Mr. Holmes was born in Preston County November 20, 1838. He served as consul for the United States at Cheefoo, China, under the Grant administration. He was sheriff of Harrison County for one term, mayor of Clarksburg, member of the Clarksburg city council for several years, and member of the House of Delegates in 1887. He circumnavigated the globe twice. The wife, one son, Howard, and one daughter, Mrs. J. Hornor Davis, survive him. The body will be brought home for burial.
The Daily Telegram., April 02, 1907
The funeral of M. G. Holmes took place Monday afternoon at 4 o’clock. The body arrived in the city from Baltimore in the forenoon and was taken to the home of J. Hornor Davis on West Pike street. The funeral services were conducted there led by the Rev. William H. Hudson, pastor of the First Presbyterian church, and the internment was in the I. O. O. F. cemetery.

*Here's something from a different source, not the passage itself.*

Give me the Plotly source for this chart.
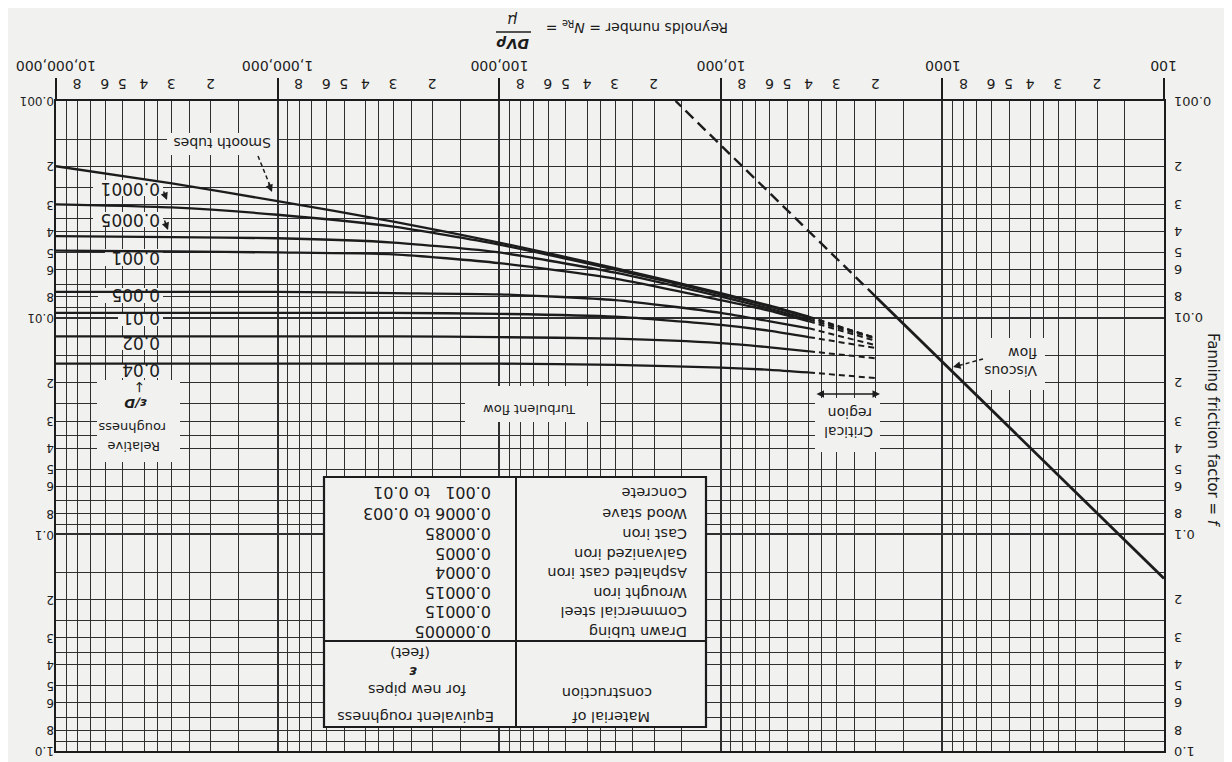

M. G. HOLMES IS TAKEN BY DEATH & HOLMES FUNERAL
The Clarksburg Telegram., April 04, 1907 pg. 7
original stories reran as one
HORNOR DAVIS QUALIFIES.
The Clarksburg Telegram., April 11, 1907 pg. 7
J. Hornor Davis qualified Friday morning in the county clerk’s office as administrator of the personal estate of the late M. G. Holmes, giving bond of $5,000 with the United States Fidelity and Guaranty company as surety.